We would have also accepted chucklefuck.

Indeed.

I’m just going to back out of this here. :) I don’t know that I’ve ever even heard a Kanye song, and having looked up the lyrics to that one we’re… not living on the same planet. Which is fine, music is an incredibly personal thing and what means something to one person means less than nothing to another.

As I said, I really don’t think my argument hinges on whether or not “We Major” has good lyrics, so I am not going to die on that hill (“better than some head on a Sunday afternoon” is pretty gross, but it doesn’t make me stop enjoying the song). Kanye is one drop in a vast ocean of artists comprising a vast spectrum of talents and real-world ideas and political allegiances and personal histories. I have made my point about twelve times now, and cannot articulate it better, so I say to you all, adieu!

And I don’t have any interest in making you do so, your position is indeed clear. Personally, with regards specifically to music with lyrics, I find it nigh impossible to disentangle what I know about an artist from the words they’re expressing themselves with, because that knowledge filters the intent of said words. It’s not a problem I have with instrumental music or many other forms of art, but specifically writing in any form I can’t readily separate the artist from the art. The underlying person always bleeds through.

I don’t think it makes sense to read pop music lyrics on a page. It’s not meant to be read like poetry. Few lyrics are going to hold up to such scrutiny. Not every songwriter is Patti Smith or Leonard Cohen, nor do they need to be. Kanye’s lyrics work fine in the context of his production and delivery. (Well, not always, but usually.)

That said, Kanye has never really been considered an excellent wordsmith. Listening to Kanye for the lyrics makes about as much sense as listening to Led Zeppelin for the lyrics (which maybe people do if they’re really into hobbits or whatever). Which is not to say that Kanye was not influential in this sphere: He was the principal figure in instituting a turn in hip hop toward more lyrical introspection, which is now the dominant trend in the genre, evidenced by guys like Drake and Kendrick Lamar.

But, Kanye’s strength is mostly in his production and his ear for beats. He raps over stuff that most would never consider. His productions (and the beats he selects that he does not produce) can sound like pop music sound collages, especially over the course of an entire album. He’s downright pop avant-garde at times. Compared to most hip hop that preceded him, there’s a noticeable difference in terms of sonic palette. If you listen to, say, a Wu-Tang Clan beat or a 50 Cent beat—the latter an artist popular just before Kanye started rapping—and compare it to a Kanye beat, it’s amazing they’re even in the same genre at all. That’s his strength.

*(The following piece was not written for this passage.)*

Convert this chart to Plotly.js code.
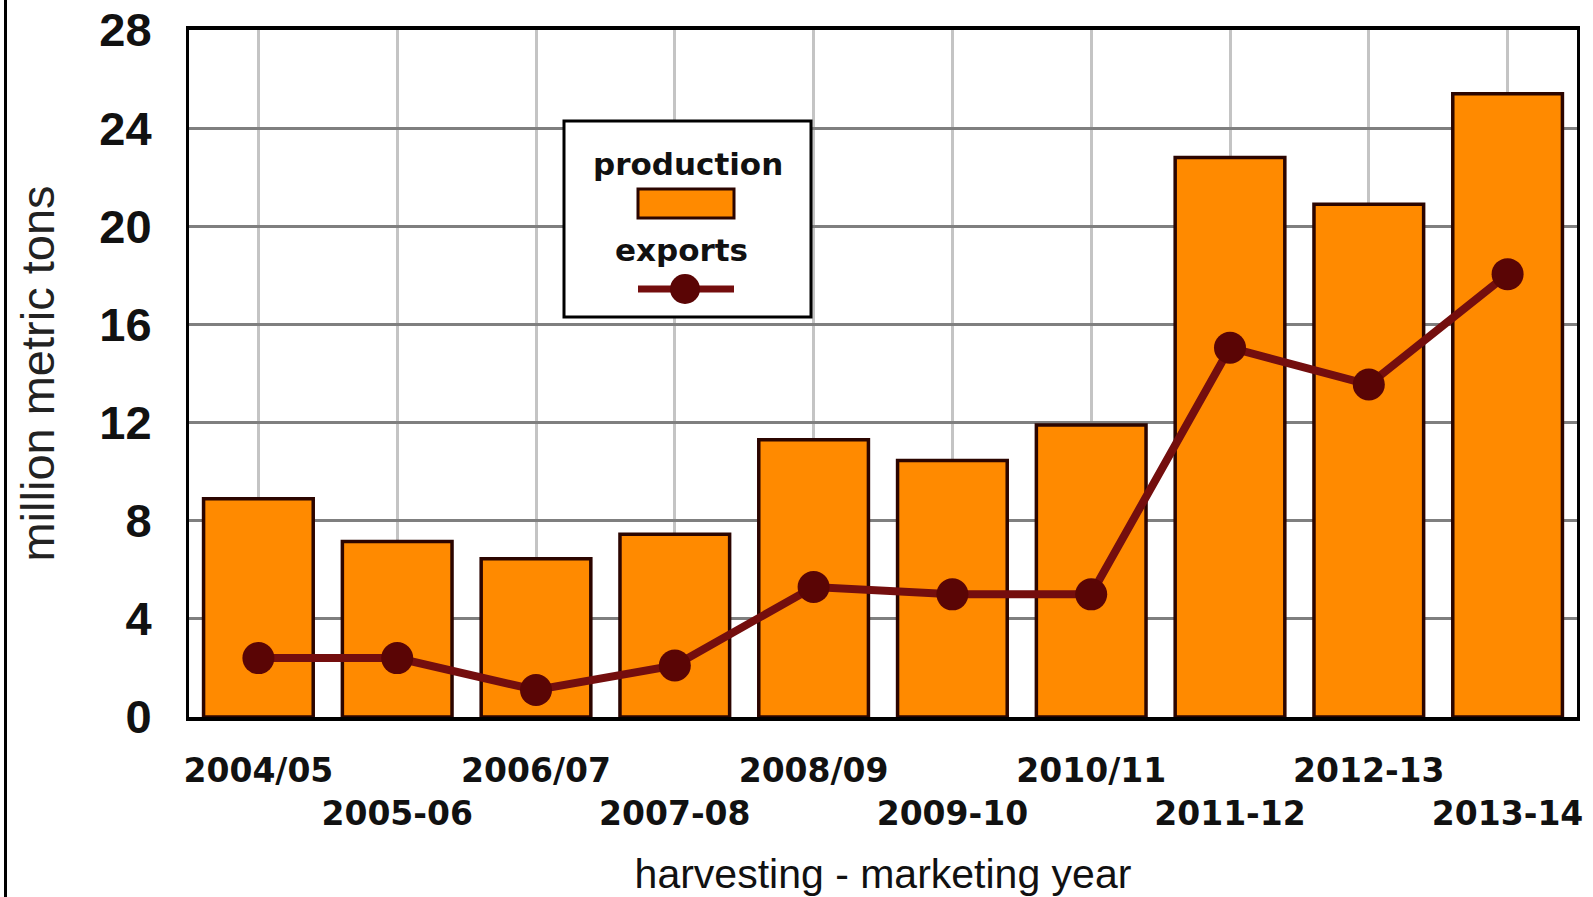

Through his eclecticism, he’s basically hip-hop postmodernism. He’s also produced lots of stuff for other artists, including a pair of Jay-Z’s most iconic tracks—“Takeover” and “Izzo”—and Pusha T’s excellent Daytona album from a few years ago.

And the Katrina thing was from 2005 (My favorite part of that is still the director having to throw it to Chris Tucker to try and get the show back on the rails). That was my introduction to Kanye. The VMA stunt was the first time I ever heard of Taylor Swift.

I guess what I’m saying is Kanye West is my pop culture conductor.

I hadn’t heard of him, is he on youtube?

Sorry to hear that dawg.

I’m bowing out of this discussion. I have strong feelings that do not need to be posted. Sorry.

Wow, that just makes it all the sadder. He honestly sounds like an artist I’d be interesting in learning more about, and whose work I might find interesting, if he weren’t such a reprehensible sack of shit as a person.

I miss the Kanye who used to make fun songs.

If they hate then let 'em hate and watch the money pile up.

He hasn’t done anything to get on the ballot but he’s picked a running mate.

Just go back to making commercially successful pop-rap for middle class wypipo Kanye. You do that quite well by the amount of salt thats generated whenever anyone points out your music is shit.